How will 'emerging' happen?

Then there is the question of how leaders are supposed to emerge in a country where the only political party that's been legal for 40 years is being crushed. The US insists it has not preordained anyone to rise - a claim it has had to repeat after sending Ahmed Chalabi of the exiled Iraqi National Congress (INC) into southern Iraq to lead a force of "freedom fighters." The move raised eyebrows, since Mr. Chalabi is close to the Pentagon, which has favored preferential treatment for exiled leaders with demonstrated democratic convictions.

One of the administration's stated goals has been to facilitate the emergence of new leaders from both the exile and "internal" communities. The State Department says that next week the US will begin what is to be a series of meetings around the country to bring the two groups together and begin working on formation of the interim authority. One likely goal of such local meetings would be the convening of a national "leadership" conference in Baghdad, officials say.

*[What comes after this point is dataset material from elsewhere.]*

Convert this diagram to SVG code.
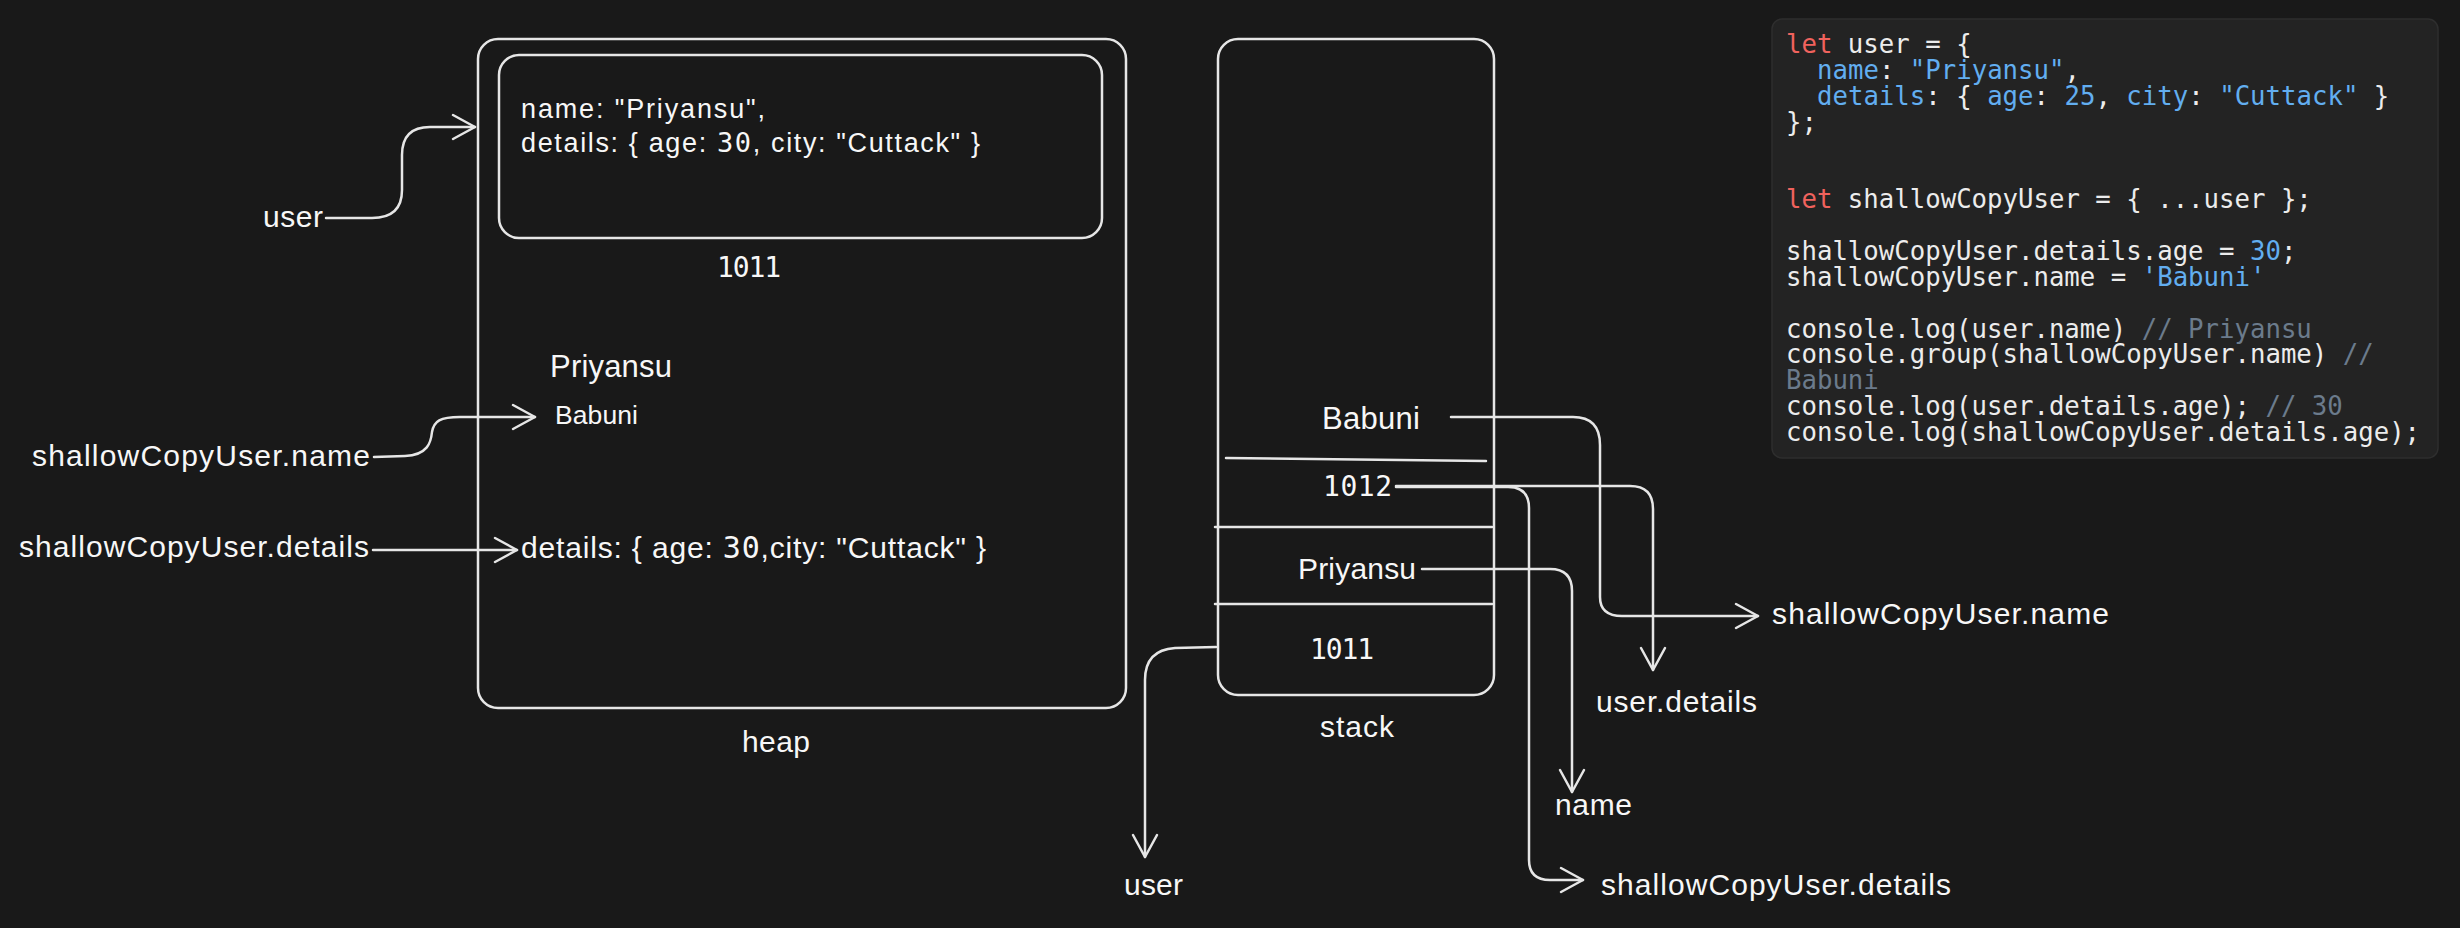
<svg xmlns="http://www.w3.org/2000/svg" width="2460" height="928" viewBox="0 0 2460 928">
<defs>
<style>
.box{fill:none;stroke:#e6e6e6;stroke-width:2.5}
.conn{fill:none;stroke:#e6e6e6;stroke-width:2.5;stroke-linecap:round;stroke-linejoin:round}
.lbl{font-family:"Liberation Sans",Arial,sans-serif;fill:#f7f7f7}
.num{font-family:"DejaVu Sans Mono",monospace;fill:#f7f7f7}
.code{font-family:"DejaVu Sans Mono",monospace;font-size:25.7px;fill:#ececec}
.kw{fill:#f0625d}
.pr{fill:#62aef0}
.cm{fill:#6b7b8c}
</style>
<marker id="ah" markerUnits="userSpaceOnUse" markerWidth="30" markerHeight="30" viewBox="0 0 30 30" refX="26" refY="15" orient="auto">
<path d="M 4 3 L 26 15 L 4 27" fill="none" stroke="#e6e6e6" stroke-width="2.5" stroke-linecap="round" stroke-linejoin="round"/>
</marker>
</defs>
<rect x="0" y="0" width="2460" height="928" fill="#191919"/>

<g id="heap">
<rect class="box" x="478" y="39" width="648" height="669" rx="20"/>
<text class="lbl" x="742" y="752" font-size="30" textLength="68">heap</text>
</g>

<g id="user-object">
<rect class="box" x="499" y="55" width="603" height="183" rx="20"/>
<text class="lbl" x="521" y="118" font-size="27" textLength="244">name: "Priyansu",</text>
<text class="lbl" x="521" y="152" font-size="27" textLength="459">details: { age: <tspan class="num">30</tspan>, city: "Cuttack" }</text>
<text class="num" x="717" y="277" font-size="28" textLength="64">1011</text>
</g>

<g id="heap-priyansu">
<text class="lbl" x="550" y="377" font-size="31" textLength="122">Priyansu</text>
</g>
<g id="heap-babuni">
<text class="lbl" x="555" y="424" font-size="26.5" textLength="83">Babuni</text>
</g>
<g id="heap-details">
<text class="lbl" x="521" y="558" font-size="30" textLength="465">details: { age: <tspan class="num">30</tspan>,city: "Cuttack" }</text>
</g>

<g id="label-user-left">
<text class="lbl" x="263" y="227" font-size="30" textLength="60">user</text>
</g>
<g id="label-scu-name-left">
<text class="lbl" x="32" y="466" font-size="30" textLength="338">shallowCopyUser.name</text>
</g>
<g id="label-scu-details-left">
<text class="lbl" x="19" y="557" font-size="30" textLength="350">shallowCopyUser.details</text>
</g>

<g id="stack">
<rect class="box" x="1218" y="39" width="276" height="656" rx="20"/>
<path class="conn" d="M 1226 458 L 1486 461"/>
<path class="conn" d="M 1215 527 L 1492 527"/>
<path class="conn" d="M 1215 604 L 1492 604"/>
<text class="lbl" x="1322" y="429" font-size="31" textLength="98">Babuni</text>
<text class="num" x="1323" y="496" font-size="28" textLength="69">1012</text>
<text class="lbl" x="1298" y="579" font-size="30" textLength="118">Priyansu</text>
<text class="num" x="1310" y="659" font-size="28" textLength="64">1011</text>
<text class="lbl" x="1320" y="737" font-size="30" textLength="74">stack</text>
</g>

<g id="label-scu-name-right">
<text class="lbl" x="1772" y="624" font-size="30" textLength="337">shallowCopyUser.name</text>
</g>
<g id="label-user-details">
<text class="lbl" x="1596" y="712" font-size="30" textLength="161">user.details</text>
</g>
<g id="label-name">
<text class="lbl" x="1555" y="815" font-size="30" textLength="77">name</text>
</g>
<g id="label-scu-details-right">
<text class="lbl" x="1601" y="895" font-size="30" textLength="350">shallowCopyUser.details</text>
</g>
<g id="label-user-bottom">
<text class="lbl" x="1124" y="895" font-size="30" textLength="59">user</text>
</g>

<g id="connectors">
<path class="conn" marker-end="url(#ah)" d="M 326 218 L 372 218 Q 402 218 402 190 L 402 155 Q 402 127 430 127 L 475 127"/>
<path class="conn" marker-end="url(#ah)" d="M 374 457 L 405 456 C 428 455 431 442 432 432 C 434 421 440 417 460 417 L 535 417"/>
<path class="conn" marker-end="url(#ah)" d="M 373 550 L 517 550"/>
<path class="conn" marker-end="url(#ah)" d="M 1451 417 L 1573 417 Q 1600 417 1600 445 L 1600 597 Q 1600 616 1622 616 L 1758 616"/>
<path class="conn" marker-end="url(#ah)" d="M 1396 486 L 1630 486 Q 1653 486 1653 509 L 1653 670"/>
<path class="conn" marker-end="url(#ah)" d="M 1396 487 L 1508 487 Q 1529 487 1529 508 L 1529 860 Q 1529 880 1550 880 L 1583 880"/>
<path class="conn" marker-end="url(#ah)" d="M 1422 569 L 1550 569 Q 1572 569 1572 591 L 1572 792"/>
<path class="conn" marker-end="url(#ah)" d="M 1216 647 L 1175 648 Q 1145 650 1145 680 L 1145 857"/>
</g>

<g id="code-panel">
<rect x="1772" y="19" width="666" height="439" rx="10" fill="#232323" stroke="#2e2e2e" stroke-width="1.5"/>
<text class="code" x="1786" y="53.3"><tspan class="kw">let</tspan> user = {</text>
<text class="code" x="1817" y="79.1"><tspan class="pr">name</tspan>: <tspan class="pr">"Priyansu"</tspan>,</text>
<text class="code" x="1817" y="105"><tspan class="pr">details</tspan>: { <tspan class="pr">age</tspan>: <tspan class="pr">25</tspan>, <tspan class="pr">city</tspan>: <tspan class="pr">"Cuttack"</tspan> }</text>
<text class="code" x="1786" y="130.8">};</text>
<text class="code" x="1786" y="208.3"><tspan class="kw">let</tspan> shallowCopyUser = { ...user };</text>
<text class="code" x="1786" y="260">shallowCopyUser.details.age = <tspan class="pr">30</tspan>;</text>
<text class="code" x="1786" y="285.8">shallowCopyUser.name = <tspan class="pr">'Babuni'</tspan></text>
<text class="code" x="1786" y="337.6">console.log(user.name) <tspan class="cm">// Priyansu</tspan></text>
<text class="code" x="1786" y="363.4">console.group(shallowCopyUser.name) <tspan class="cm">//</tspan></text>
<text class="code" x="1786" y="389.2"><tspan class="cm">Babuni</tspan></text>
<text class="code" x="1786" y="415">console.log(user.details.age); <tspan class="cm">// 30</tspan></text>
<text class="code" x="1786" y="440.8">console.log(shallowCopyUser.details.age);</text>
</g>
</svg>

But others caution that it will be neither easy nor quick to bring together Iraq's diverse ethnic and religious groups in agreement on a system of government. Marina Ottaway, a specialist in democratization at the Carnegie Endowment for International Peace, notes that a similar process for democratic rule among South Africa's diverse groups took four years. "There won't be any way around a long period of negotiations with Iraq's exile and internal groups, and that's where the US could run into trouble," she says.

Keeping security in a country that otherwise could slip into instability will require a relatively long-term presence. "But the US cannot afford to be an occupying power for that period of time," Ms. Ottaway says, "particularly not in the Middle East, where it is also concerned with improving its image."